PROMPT: Word for word, repeat the entries, minus the pictures.

Collection entries:
━━━━━━━━━━━━━━━━━━━━━━━━━━━━━━

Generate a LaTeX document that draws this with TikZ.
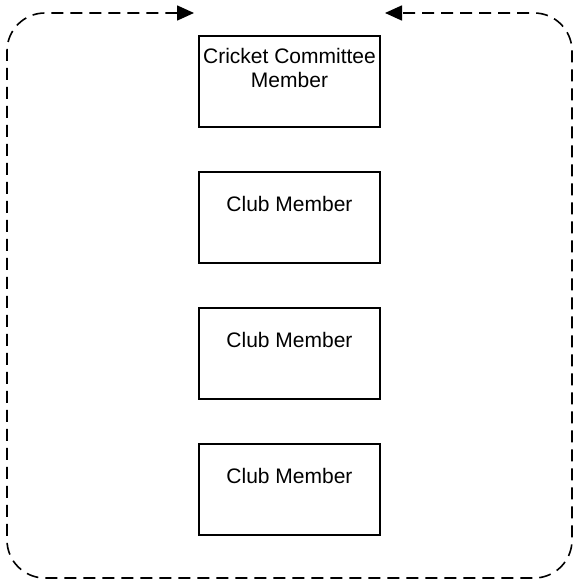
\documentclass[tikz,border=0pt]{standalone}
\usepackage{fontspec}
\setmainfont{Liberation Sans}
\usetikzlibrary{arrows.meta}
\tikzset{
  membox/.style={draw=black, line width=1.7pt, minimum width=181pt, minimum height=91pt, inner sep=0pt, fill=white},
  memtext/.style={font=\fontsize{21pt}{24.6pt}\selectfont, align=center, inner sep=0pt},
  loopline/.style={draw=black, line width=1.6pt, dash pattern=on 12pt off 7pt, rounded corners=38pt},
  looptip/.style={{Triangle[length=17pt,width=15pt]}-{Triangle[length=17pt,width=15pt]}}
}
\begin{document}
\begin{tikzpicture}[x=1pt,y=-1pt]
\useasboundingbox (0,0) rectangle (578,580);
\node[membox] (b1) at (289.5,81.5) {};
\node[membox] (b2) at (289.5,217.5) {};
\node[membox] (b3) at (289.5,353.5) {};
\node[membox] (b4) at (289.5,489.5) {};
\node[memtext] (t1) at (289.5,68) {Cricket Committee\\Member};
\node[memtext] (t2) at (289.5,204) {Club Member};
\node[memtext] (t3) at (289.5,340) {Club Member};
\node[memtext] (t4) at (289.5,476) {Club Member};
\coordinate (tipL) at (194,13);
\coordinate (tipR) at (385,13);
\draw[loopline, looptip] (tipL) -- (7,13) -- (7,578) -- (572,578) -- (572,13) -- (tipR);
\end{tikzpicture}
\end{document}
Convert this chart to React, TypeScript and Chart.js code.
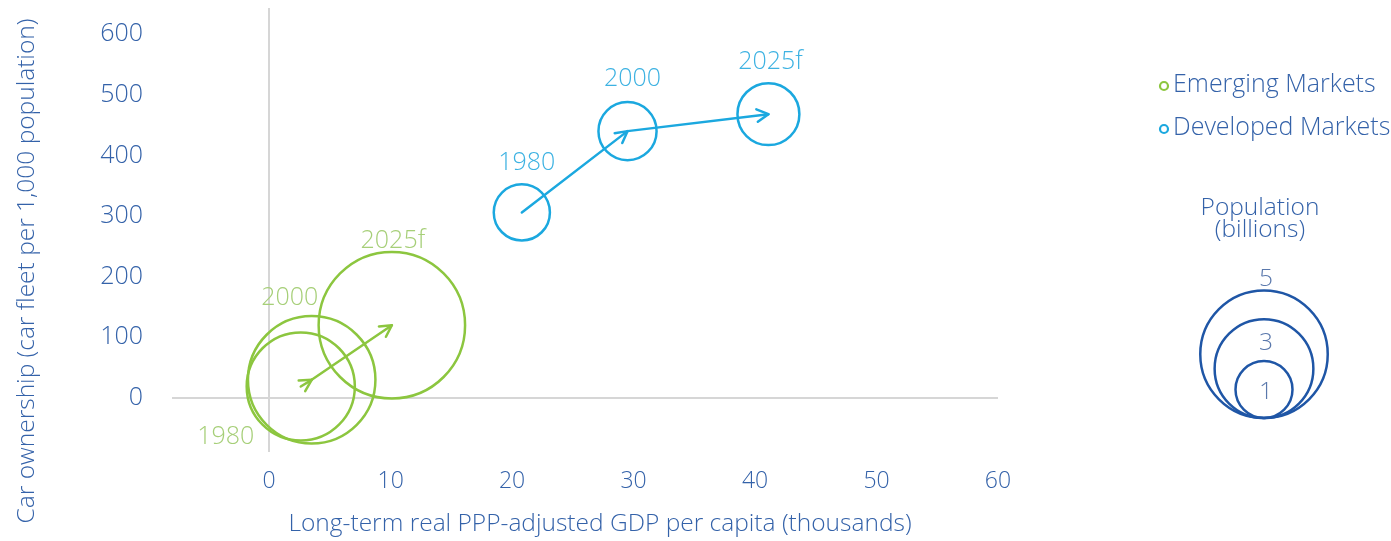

━━━━━━━━━━━━━━━━━━━━━━━━━━━━━━

TASK SOLUTION:
Generate a LaTeX document that draws this with TikZ.
\documentclass[tikz,border=0pt]{standalone}
\usepackage{fontspec}
\setmainfont{Liberation Sans}
\usetikzlibrary{arrows.meta}
\tikzset{
  membox/.style={draw=black, line width=1.7pt, minimum width=181pt, minimum height=91pt, inner sep=0pt, fill=white},
  memtext/.style={font=\fontsize{21pt}{24.6pt}\selectfont, align=center, inner sep=0pt},
  loopline/.style={draw=black, line width=1.6pt, dash pattern=on 12pt off 7pt, rounded corners=38pt},
  looptip/.style={{Triangle[length=17pt,width=15pt]}-{Triangle[length=17pt,width=15pt]}}
}
\begin{document}
\begin{tikzpicture}[x=1pt,y=-1pt]
\useasboundingbox (0,0) rectangle (578,580);
\node[membox] (b1) at (289.5,81.5) {};
\node[membox] (b2) at (289.5,217.5) {};
\node[membox] (b3) at (289.5,353.5) {};
\node[membox] (b4) at (289.5,489.5) {};
\node[memtext] (t1) at (289.5,68) {Cricket Committee\\Member};
\node[memtext] (t2) at (289.5,204) {Club Member};
\node[memtext] (t3) at (289.5,340) {Club Member};
\node[memtext] (t4) at (289.5,476) {Club Member};
\coordinate (tipL) at (194,13);
\coordinate (tipR) at (385,13);
\draw[loopline, looptip] (tipL) -- (7,13) -- (7,578) -- (572,578) -- (572,13) -- (tipR);
\end{tikzpicture}
\end{document}
Convert this chart to React, TypeScript and Chart.js code.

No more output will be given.